The only official endorsement, in fact, came from Rep. Mike Kelly of Pennsylvania. In an interview on Newsmax, he said: “He's done it in the past, he can do it again." I'm not sure what he's referring to... Maybe Romney had the stamina for a race, but he lost. Twice. (You're not the only one grieving, Mike!)
But what do endorsements mean? And do they really matter? They're basically a political equivalent to a Facebook "like" — they're public for anyone to see, but they aren't too important. According to a January 2012 poll conducted by the Pew Research Center and The Washington Post, Republican voters didn't think that political endorsements were important in the presidential race.

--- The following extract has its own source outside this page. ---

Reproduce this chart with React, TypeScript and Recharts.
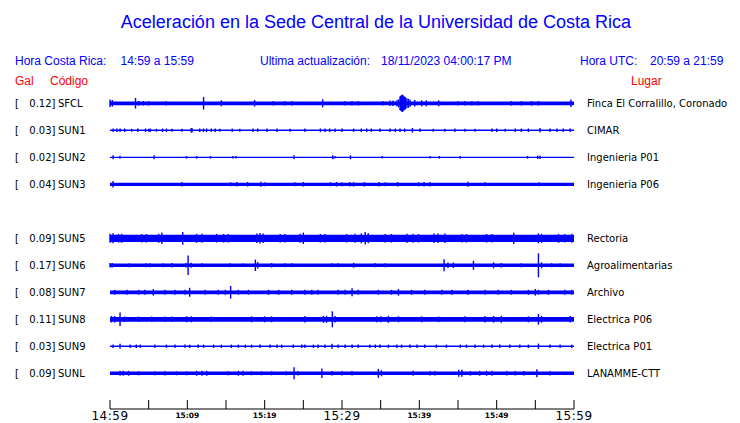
import { ComposedChart, Scatter, ErrorBar, ReferenceArea, XAxis, YAxis } from 'recharts'

type Spike = [number, number]

// estaciones (SUN4 sin datos -> fila vacía)
const STATIONS = ['SFCL', 'SUN1', 'SUN2', 'SUN3', 'SUN5', 'SUN6', 'SUN7', 'SUN8', 'SUN9', 'SUNL']
const ROW_SLOT = [0, 1, 2, 3, 5, 6, 7, 8, 9, 10]
const PEAK_GAL = ['0.12', '0.03', '0.02', '0.04', '0.09', '0.17', '0.08', '0.11', '0.03', '0.09']
const PLACES = [
  'Finca El Corralillo, Coronado',
  'CIMAR',
  'Ingenieria P01',
  'Ingenieria P06',
  'Rectoria',
  'Agroalimentarias',
  'Archivo',
  'Electrica P06',
  'Electrica P01',
  'LANAMME-CTT',
]
// nivel de ruido (semi-amplitud) de cada traza
const NOISE = [1.9, 0.8, 0.6, 1.6, 3.6, 1.7, 1.9, 2.4, 0.8, 1.8]

// picos: [minuto desde 14:59, semi-amplitud]
const SFCL: Spike[] = [
  [0, 3.7], [0.3, 3.3], [3.3, 5.3], [3.7, 2.3], [4.3, 2.3], [5.0, 2.3], [7.2, 2.2], [12.1, 6.3],
  [14.4, 3], [18.7, 3.3], [21.1, 2.3], [22.6, 2.2], [23.5, 2.2], [27.5, 4], [30.4, 2.3], [31.3, 2.3],
  [32.1, 2.3], [35.3, 2.3], [36.2, 2.7], [36.6, 2.7], [37.1, 3], [37.3, 4], [37.5, 6.7], [37.6, 7.5],
  [37.7, 8], [37.8, 8.7], [37.9, 8], [38.0, 7], [38.1, 6.5], [38.2, 6], [38.4, 5], [38.6, 4.5],
  [38.8, 3.5], [39.4, 3.3], [40.3, 3], [40.9, 3], [42.5, 3], [45.0, 2.3], [45.9, 2.3], [46.8, 2.3],
  [47.6, 2.3], [51.9, 2.3], [53.2, 2.3], [54.5, 2.3], [55.4, 2.3], [59.6, 3.7],
]
const SUN1: Spike[] = [
  [0.4, 1.8], [0.9, 1.8], [1.3, 1.8], [1.9, 1.8], [2.8, 1.5], [3.6, 1.8], [4.6, 1.8], [5.0, 1.5],
  [5.2, 1.8], [6.0, 1.5], [6.8, 1.8], [7.3, 1.8], [8.0, 1.5], [9.3, 1.5], [10.5, 2.3], [10.6, 2.3],
  [11.6, 1.8], [12.1, 1.8], [12.5, 1.8], [13.1, 1.8], [13.6, 1.8], [14.2, 1.5], [15.8, 1.8], [16.8, 1.5],
  [18.5, 1.8], [19.1, 1.8], [20.3, 1.8], [21.6, 1.8], [23.3, 1.5], [25.2, 1.8], [27.2, 1.8], [27.8, 1.8],
  [28.4, 1.8], [29.1, 1.8], [30.0, 1.8], [31.5, 1.8], [32.5, 1.8], [33.2, 1.8], [33.8, 1.8], [34.9, 1.8],
  [36.2, 1.8], [36.9, 1.8], [37.5, 1.8], [38.1, 1.8], [39.1, 2.3], [40.1, 1.8], [41.8, 1.5], [43.3, 1.5],
  [44.6, 1.8], [45.9, 1.5], [47.2, 1.5], [49.4, 1.8], [50.0, 1.8], [51.1, 1.5], [52.4, 1.8], [53.2, 1.8],
  [54.1, 1.8], [55.6, 2.3], [56.9, 1.8], [57.8, 1.8], [58.6, 1.8], [59.5, 1.8],
]
const SUN2: Spike[] = [
  [0.4, 2], [1.3, 1.5], [5.7, 2], [9.9, 1.3], [11.2, 1.3], [13.0, 1.3], [15.9, 1.3], [16.3, 1.3],
  [23.8, 2], [28.8, 2], [29.1, 1.3], [31.1, 2], [35.2, 1.3], [41.4, 1.3], [42.6, 1.3], [45.3, 1.3],
  [54.0, 1.3], [55.3, 1.7], [55.6, 1.7],
]
const SUN3: Spike[] = [
  [0.4, 3.3], [9.3, 2.3], [15.6, 2], [16.4, 2.3], [17.8, 2.3], [19.5, 2.5], [20.0, 2], [23.9, 2],
  [25.0, 2.3], [28.5, 2], [29.3, 2.3], [30.0, 2], [31.0, 2.3], [31.5, 2.3], [32.9, 2.3], [34.8, 2.3],
  [35.6, 2], [37.2, 2.3], [39.9, 2], [40.6, 2.3], [41.4, 2.3], [46.3, 2.5], [48.5, 2], [55.5, 2],
]
const SUN5: Spike[] = [
  [0, 4.5], [0.4, 5], [1.1, 4.3], [1.5, 4.5], [4.1, 4.3], [4.7, 4.3], [6.3, 4.5], [6.7, 5.7],
  [9.4, 6.3], [11.2, 4.5], [11.9, 4.5], [13.8, 4.3], [14.7, 4.3], [15.3, 4.3], [19.0, 4.8], [19.4, 5.3],
  [19.8, 4.8], [22.0, 4.3], [22.6, 4.3], [24.6, 4.5], [25.0, 5.7], [27.2, 4.3], [27.8, 4.3], [30.6, 4.3],
  [31.7, 4.5], [32.5, 5], [33.0, 6.2], [33.4, 5], [35.6, 4.3], [36.4, 4.3], [38.4, 4.5], [39.2, 4.5],
  [39.9, 4.3], [41.9, 4.8], [42.4, 4.8], [43.3, 4.7], [45.5, 4.3], [46.1, 4.3], [48.7, 4.3], [49.4, 4.3],
  [52.2, 5.7], [55.4, 5], [55.8, 4.5], [58.0, 4.5], [58.8, 4.3], [59.7, 4.5],
]
const SUN6: Spike[] = [
  [0, 2.3], [0.3, 2.3], [2.5, 2], [4.7, 2], [5.2, 2], [6.9, 2], [8.0, 2.3], [9.8, 2.3],
  [10.1, 9.8], [10.5, 2.5], [11.9, 2], [15.5, 2], [17.2, 1.8], [18.8, 5.7], [19.1, 3.3], [20.9, 2.3],
  [22.6, 2], [23.5, 2], [28.7, 2], [29.5, 2], [31.5, 2.5], [34.3, 2], [35.6, 2], [43.2, 6],
  [43.7, 2.8], [44.4, 2.8], [47.0, 4.5], [49.6, 3], [50.6, 2.3], [53.2, 2], [55.4, 12], [55.8, 3],
  [57.1, 2], [58.2, 2],
]
const SUN7: Spike[] = [
  [0.6, 2.5], [2.2, 2.5], [3.7, 2.5], [4.5, 2.5], [5.6, 3.3], [7.1, 2.5], [8.4, 2.5], [9.7, 2.5],
  [10.3, 4.5], [12.3, 2.5], [14.0, 2.5], [14.9, 2.5], [15.6, 6.3], [16.6, 2.5], [17.9, 2.5], [20.5, 2.5],
  [21.8, 2.5], [23.5, 2.5], [25.2, 2.5], [26.1, 2.5], [26.9, 2.5], [29.5, 2.5], [30.4, 2.5], [31.3, 4],
  [32.1, 2.5], [34.7, 2.5], [36.4, 2.5], [37.3, 3.3], [39.0, 2.5], [40.7, 2.5], [42.9, 2.5], [44.2, 2.5],
  [46.3, 2.5], [48.5, 2.5], [50.2, 2.5], [51.9, 2.5], [54.1, 2.5], [55.0, 3.3], [55.4, 2.5], [56.7, 2.5],
  [58.8, 2.5], [59.7, 2.5],
]
const SUN8: Spike[] = [
  [0.2, 3.3], [0.6, 3.3], [1.3, 6.8], [1.9, 2.8], [3.7, 2.8], [5.4, 2.8], [7.1, 2.8], [8.0, 2.8],
  [9.9, 3], [10.5, 3], [13.1, 2.8], [18.3, 3], [20.0, 3], [20.9, 3], [25.2, 3.3], [27.6, 3.5],
  [28.0, 3.5], [28.75, 8], [29.1, 3.3], [34.5, 3], [35.0, 3], [36.0, 3.5], [37.3, 3], [40.3, 3],
  [42.5, 2.8], [45.9, 3], [48.5, 3.3], [49.6, 3.3], [50.6, 3.5], [54.1, 3], [55.4, 5.3], [55.8, 3.5],
  [59.5, 3.3],
]
const SUN9: Spike[] = [
  [0.4, 1.7], [1.3, 2.5], [2.6, 1.7], [3.4, 1.7], [3.9, 1.7], [5.8, 1.7], [7.3, 1.7], [8.4, 1.7],
  [9.7, 1.7], [10.3, 1.7], [11.4, 1.7], [12.1, 1.7], [13.4, 1.7], [14.4, 1.7], [15.7, 1.7], [16.6, 1.7],
  [17.5, 1.7], [18.3, 1.7], [19.4, 1.7], [20.7, 1.7], [21.6, 1.7], [22.2, 1.7], [23.7, 1.7], [24.8, 1.7],
  [25.2, 1.7], [26.3, 1.7], [26.9, 1.7], [27.8, 1.7], [28.7, 2.5], [29.5, 1.7], [30.4, 1.7], [31.3, 1.7],
  [32.1, 1.7], [33.6, 1.7], [34.3, 1.7], [34.9, 1.7], [36.0, 1.7], [37.1, 1.7], [37.7, 1.7], [38.8, 1.7],
  [39.7, 1.7], [40.7, 1.7], [42.2, 1.7], [43.5, 1.7], [45.3, 1.7], [46.1, 1.7], [47.2, 1.7], [48.3, 1.7],
  [49.4, 1.7], [50.4, 1.7], [51.7, 1.7], [53.0, 1.7], [54.1, 1.7], [55.4, 2.7], [56.9, 1.7], [58.2, 1.7],
  [59.7, 1.7],
]
const SUNL: Spike[] = [
  [1.3, 2.5], [1.7, 2.5], [2.4, 2.5], [3.7, 2], [5.8, 2], [7.1, 2.3], [8.6, 2], [9.9, 2],
  [11.2, 2.5], [11.9, 2.5], [12.5, 2.5], [15.3, 2], [16.6, 2.5], [17.2, 2.5], [18.3, 2], [19.6, 2],
  [20.9, 2], [22.8, 2], [23.8, 6], [24.3, 2.3], [27.4, 4.7], [28.7, 2.3], [30.0, 2.3], [31.3, 2.3],
  [34.7, 4.5], [35.1, 3], [39.2, 2.5], [41.4, 2.3], [42.0, 2.3], [45.1, 3.5], [45.5, 3.5], [46.6, 2.3],
  [47.8, 2.5], [48.7, 2.5], [49.4, 2.5], [51.3, 2.3], [52.4, 2.3], [53.5, 2.3], [55.2, 4], [56.9, 2.3],
]
const SPIKES: Spike[][] = [SFCL, SUN1, SUN2, SUN3, SUN5, SUN6, SUN7, SUN8, SUN9, SUNL]

// eje de tiempo (minutos desde 14:59)
const TICK_MIN = [0, 5, 10, 15, 20, 25, 30, 35, 40, 45, 50, 55, 60]
const TICK_LABELS = ['14:59', '', '15:09', '', '15:19', '', '15:29', '', '15:39', '', '15:49', '', '15:59']
const BIG_TICKS = ['14:59', '15:29', '15:59']

const W = 740
const H = 423
const GAP = 27
const BLUE = '#0000ff'
const RED = '#ff0000'
const SANS = '"Liberation Sans", Arial, sans-serif'
const DEJAVU = '"DejaVu Sans", sans-serif'

const baseOf = (i: number) => (10 - ROW_SLOT[i]) * GAP

function TimeTick(props: any) {
  const { x, y, payload } = props
  const label = TICK_LABELS[TICK_MIN.indexOf(payload.value)]
  const big = BIG_TICKS.includes(label)
  return (
    <g>
      <line x1={x} x2={x} y1={y - 9} y2={y} stroke="#000" />
      {label && (
        <text
          x={x}
          y={big ? y + 11 : y + 9}
          textAnchor="middle"
          fontFamily={DEJAVU}
          fontSize={big ? 12 : 7.5}
          fontWeight={big ? 'normal' : 'bold'}
          letterSpacing={big ? 0.5 : 0}
          fill="#000"
        >
          {label}
        </text>
      )}
    </g>
  )
}

export default function App() {
  return (
    <div style={{ position: 'absolute', left: 0, top: 0, width: W, height: H, background: '#fff' }}>
      <ComposedChart width={W} height={H} margin={{ top: 90, right: 166, bottom: 0, left: 110 }}>
        <XAxis
          type="number"
          dataKey="t"
          domain={[0, 60]}
          ticks={TICK_MIN}
          interval={0}
          allowDataOverflow
          tickSize={0}
          tickMargin={0}
          height={14}
          tickLine={false}
          axisLine={{ stroke: '#000' }}
          tick={<TimeTick />}
        />
        <YAxis type="number" dataKey="y" domain={[-35.7, 283.3]} allowDataOverflow hide />
        {STATIONS.map((s, i) => (
          <ReferenceArea
            key={`band-${s}`}
            x1={0}
            x2={60}
            y1={baseOf(i) - NOISE[i]}
            y2={baseOf(i) + NOISE[i]}
            fill={BLUE}
            fillOpacity={1}
            stroke="none"
          />
        ))}
        {STATIONS.map((s, i) => (
          <Scatter
            key={`sp-${s}`}
            name={s}
            data={SPIKES[i].map(([t, amp]) => ({ t, y: baseOf(i), amp }))}
            isAnimationActive={false}
            shape={() => <g />}
          >
            <ErrorBar dataKey="amp" direction="y" width={0} stroke={BLUE} strokeWidth={1.4} isAnimationActive={false} />
          </Scatter>
        ))}
      </ComposedChart>

      <svg width={W} height={H} style={{ position: 'absolute', left: 0, top: 0, pointerEvents: 'none' }}>
        <text x={376} y={28} textAnchor="middle" fontFamily={SANS} fontSize={18} fill={BLUE}>
          Aceleración en la Sede Central de la Universidad de Costa Rica
        </text>
        <g fontFamily={SANS} fontSize={12} fill={BLUE}>
          <text x={15} y={65}>Hora Costa Rica:</text>
          <text x={120.5} y={65}>14:59 a 15:59</text>
          <text x={260} y={65}>Ultima actualización:</text>
          <text x={381} y={65}>18/11/2023 04:00:17 PM</text>
          <text x={580} y={65}>Hora UTC:</text>
          <text x={650} y={65}>20:59 a 21:59</text>
        </g>
        <g fontFamily={SANS} fontSize={12} fill={RED}>
          <text x={15} y={85}>Gal</text>
          <text x={50} y={85}>Código</text>
          <text x={631} y={85}>Lugar</text>
        </g>
        <g fontFamily={DEJAVU} fontSize={10} fill="#000">
          {STATIONS.map((s, i) => {
            const by = 106.7 + ROW_SLOT[i] * GAP
            return (
              <g key={`lbl-${s}`}>
                <text x={15} y={by}>[</text>
                <text x={55.5} y={by} textAnchor="end">{PEAK_GAL[i]}]</text>
                <text x={58} y={by}>{s}</text>
                <text x={587} y={by}>{PLACES[i]}</text>
              </g>
            )
          })}
        </g>
      </svg>
    </div>
  )
}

Even if endorsements don't really matter, typically the former nominee is a heavyweight enforcer. For a while, it looked like the only man Romney would be behind is himself. But other prospective candidates aren't having the same trouble, instead getting some big names behind their campaigns. So here's what endorsements are looking like in the 2016 GOP field...
The former Florida governor has already gotten the support of all living former Republican presidents (his dad and brother). In an interview with Candy Crowley on CNN, the most recent President Bush said: “He knows I want him to run." He finished with some heartfelt support: “If I need to reiterate it, I will: Run, Jeb. I think he'd be a great president."

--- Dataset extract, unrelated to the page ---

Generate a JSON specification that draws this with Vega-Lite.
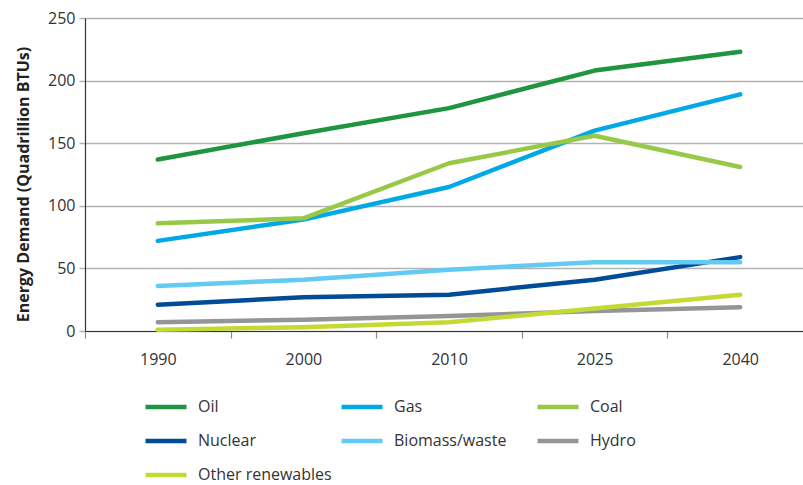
{
  "$schema": "https://vega.github.io/schema/vega-lite/v6.json",
  "autosize": {"type": "none"},
  "padding": {"left": 85, "top": 18, "right": 0, "bottom": 154},
  "width": 718,
  "height": 313,
  "background": "white",
  "config": {
    "view": {"stroke": null},
    "font": "Open Sans"
  },
  "data": {
    "values": [
      {"year": "1990", "source": "Oil", "demand": 137},
      {"year": "2000", "source": "Oil", "demand": 158},
      {"year": "2010", "source": "Oil", "demand": 178},
      {"year": "2025", "source": "Oil", "demand": 208},
      {"year": "2040", "source": "Oil", "demand": 223},
      {"year": "1990", "source": "Gas", "demand": 72},
      {"year": "2000", "source": "Gas", "demand": 89},
      {"year": "2010", "source": "Gas", "demand": 115},
      {"year": "2025", "source": "Gas", "demand": 160},
      {"year": "2040", "source": "Gas", "demand": 189},
      {"year": "1990", "source": "Coal", "demand": 86},
      {"year": "2000", "source": "Coal", "demand": 90},
      {"year": "2010", "source": "Coal", "demand": 134},
      {"year": "2025", "source": "Coal", "demand": 156},
      {"year": "2040", "source": "Coal", "demand": 131},
      {"year": "1990", "source": "Nuclear", "demand": 21},
      {"year": "2000", "source": "Nuclear", "demand": 27},
      {"year": "2010", "source": "Nuclear", "demand": 29},
      {"year": "2025", "source": "Nuclear", "demand": 41},
      {"year": "2040", "source": "Nuclear", "demand": 59},
      {"year": "1990", "source": "Biomass/waste", "demand": 36},
      {"year": "2000", "source": "Biomass/waste", "demand": 41},
      {"year": "2010", "source": "Biomass/waste", "demand": 49},
      {"year": "2025", "source": "Biomass/waste", "demand": 55},
      {"year": "2040", "source": "Biomass/waste", "demand": 55},
      {"year": "1990", "source": "Hydro", "demand": 7},
      {"year": "2000", "source": "Hydro", "demand": 9},
      {"year": "2010", "source": "Hydro", "demand": 12},
      {"year": "2025", "source": "Hydro", "demand": 16},
      {"year": "2040", "source": "Hydro", "demand": 19},
      {"year": "1990", "source": "Other renewables", "demand": 1},
      {"year": "2000", "source": "Other renewables", "demand": 3},
      {"year": "2010", "source": "Other renewables", "demand": 7},
      {"year": "2025", "source": "Other renewables", "demand": 18},
      {"year": "2040", "source": "Other renewables", "demand": 29}
    ]
  },
  "mark": {"type": "line", "strokeWidth": 4.5, "strokeCap": "round", "strokeJoin": "round"},
  "encoding": {
    "x": {
      "field": "year",
      "type": "ordinal",
      "sort": ["1990", "2000", "2010", "2025", "2040"],
      "scale": {"type": "band", "paddingInner": 0, "paddingOuter": 0, "range": [0, 728]},
      "axis": {
        "title": null,
        "grid": false,
        "labelAngle": 0,
        "tickBand": "extent",
        "domainColor": "#333333",
        "domainWidth": 1.2,
        "tickColor": "#8a8a8a",
        "tickSize": 7,
        "tickWidth": 1.2,
        "labelFontSize": 16,
        "labelColor": "#333333",
        "labelPadding": 13
      }
    },
    "y": {
      "field": "demand",
      "type": "quantitative",
      "scale": {"domain": [0, 250], "nice": false},
      "axis": {
        "title": "Energy Demand (Quadrillion BTUs)",
        "values": [0, 50, 100, 150, 200, 250],
        "titleFontSize": 16,
        "titleFontWeight": "bold",
        "titleColor": "#222222",
        "titlePadding": 16,
        "titleY": 166,
        "grid": true,
        "gridColor": "#b3b3b3",
        "gridWidth": 1.5,
        "domainColor": "#333333",
        "domainWidth": 1.2,
        "tickColor": "#b3b3b3",
        "tickSize": 6,
        "tickWidth": 1.5,
        "labelFontSize": 16,
        "labelColor": "#333333",
        "labelPadding": 4
      }
    },
    "color": {
      "field": "source",
      "type": "nominal",
      "scale": {
        "domain": ["Oil", "Gas", "Coal", "Nuclear", "Biomass/waste", "Hydro", "Other renewables"],
        "range": ["#1f9540", "#00a9e6", "#97c847", "#004c97", "#63caf3", "#939598", "#c5d935"]
      },
      "legend": {
        "title": null,
        "orient": "none",
        "legendX": 58,
        "legendY": 366,
        "direction": "horizontal",
        "columns": 3,
        "gridAlign": "all",
        "columnPadding": 0,
        "rowPadding": 2,
        "symbolType": "stroke",
        "symbolSize": 1681,
        "symbolStrokeWidth": 4.5,
        "labelFontSize": 16,
        "labelColor": "#333333",
        "labelOffset": 9
      }
    }
  }
}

Rudy Giuliani is also very optimistic about the prospect, saying in a FOX News interview, “I think Jeb Bush is the front-runner and the star of the field.”
The senator and foreign policy frontman has the backing of 2008 GOP nominee John McCain. They two are close friends, and McCain mentioned to reporters that he “strongly encouraged" Graham to run.
McCain is also very excited about how his colleague will perform in debates, saying “He'll shred 'em ... He will do wonderful. I don't want to raise expectations, but I'm confident."
Jeb probably isn't the only one getting support from a famous politician father. Ron Paul (who's run more times than Romney) will probably give his son a nod. Even though, in 2012, Rand famously endorsed Romney before his dad's campaign was officially over. Only a little awkward.
There are a lot of folks joining the race to the White House, and Mitt Romney's name has been erased. The 2016 GOP race appears to be a who's who of popular figures among the Republican ranks. Who is even left to endorse besides Romney? But the question now becomes: Who will Mitt endorse this season, if anyone?